Emerging markets for Dummies: Why India won’t be the next China anytime soon

Government Car India - Picture courtesy Bertel Schmitt

I met Michael Dunne, emerging market consultant extraordinaire, during the Datsun launch in Chennai India two months ago. At that time, Dunne was still a free agent, and working on a car shopping site in Indonesia. Now, he is head of GM’s Indonesia operations.  We discussed the three essential data points that help automakers  identify a growth market. Then I asked Michael whether the car market in India would grow as fast as that in China, and Michael said: “Probably not.”

Here is why.

Car India - Picture courtesy Bertel Schmitt

As we learned in the first installment of Emerging markets for Dummies, you need to mix three ingredients for a growth market that is about to explode:

  • A lot of people
  • Few people with cars
  • Per capita Gross National Product approaching $3,000

India sure has a large population, 1.24 billion, right up there with China’s 1.35 billion. India’s car density is much lower than China’s already low ownership rate. There are only 15 cars per thousand people in India, in China, there are 60. (If you google the number, you will find a bunch of slightly different numbers, I take mine from Carlos Ghosn, if he doesn’t know, who does?) Both India and China will have many decades to grow until their car markets reach saturation (at around 500 cars per thousand, according to accepted rules of the thumb in the industry.

That should make India the “next China,” right? There is one important ingredient missing in India, and that is money. According to Worldbank data, the per capita GNP in India stood at $1,489 last year, whereas in China, it had zoomed to $6,091. In the first installment of Emerging markets for Dummies, we established that a per capita GNP of $1,000 is good enough for a car market that is waking up. For strong growth, the number must go through $3,000.

India is far away from that magic number. Actually, India’s GNP dropped last year, and not coincidentally, so did auto sales. Dunne did not believe that India will approach the magic $3,000 level anytime soon. “China received massive foreign investments in the last decade,” Dunne said, “when all the hot money poured into China.” India is not that lucky.


Let’s have a look at the chart. Auto sales in China grew right with the GNP. When the GNP  crossed $3,000 in 2008, auto sales began to zoom, and two years later, they doubled to over 18 million per year. In the last two years, growth slowed, brought on by people worrying about the economy, and by car curbs in the big cities. The trend however is intact, rising GNP will bring more car sales.


Now, let’s look at India. In the 2012/2013 fiscal, Indians bought 2.7 million motor vehicles with 4 wheels or more. In the two years before, that number was better than 3 million.
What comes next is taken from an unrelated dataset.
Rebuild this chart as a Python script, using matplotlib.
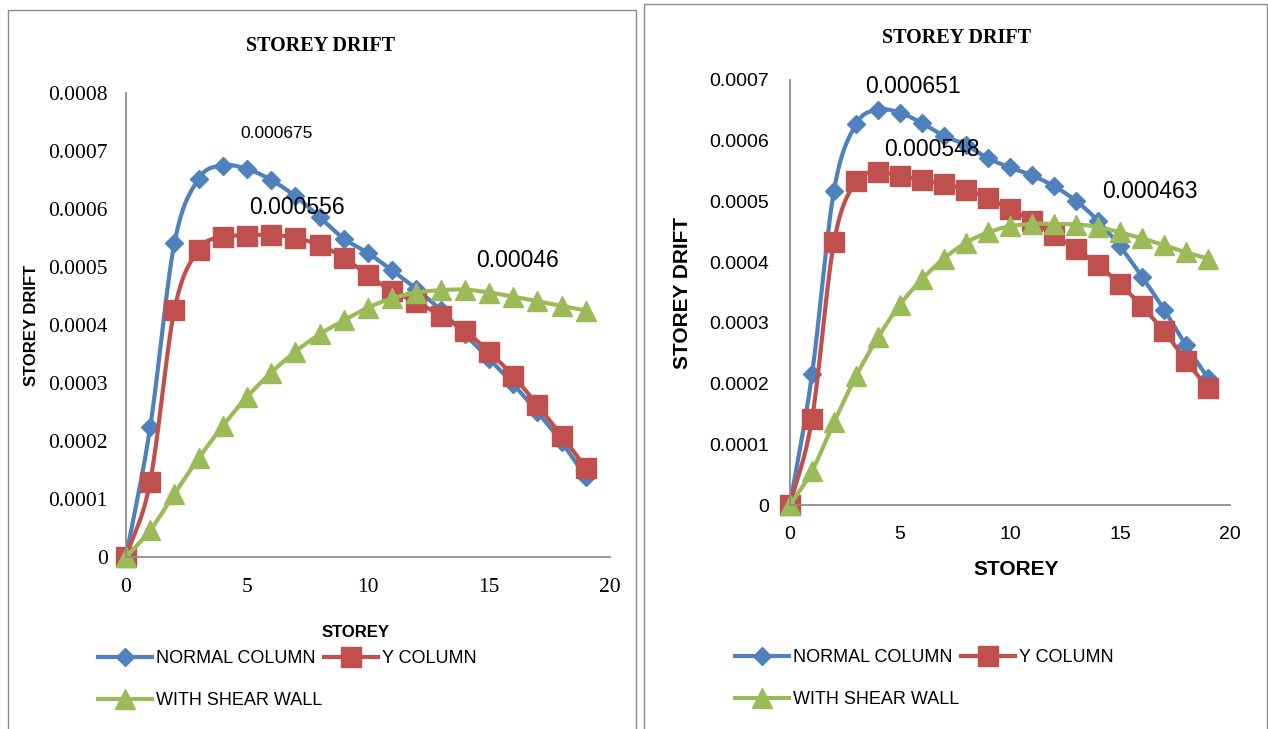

But then, the GNP had dropped, and it took car sales down with it.  When I came to India, it reminded me a bit of China 10 years ago: Lots of two and three wheelers, comparatively few cars. And if you check the chart, you will see that per capita GNP and cars sales in India are in roughly the same ballpark as in China 10 years ago.

The India chart looks relatively healthy, only because the scale is different than that of the China chart. Let’s combine India with China (a scary thought.)


And now you see why India is a long way from becoming the “next China.”  It will be there, eventually, but not anytime soon. However, now is the time to invest into the IndiaN car market, just like the 90s were the best time to bet on the Chinese market – even if people said you were crazy. You just need an important Asian ingredient: Patience.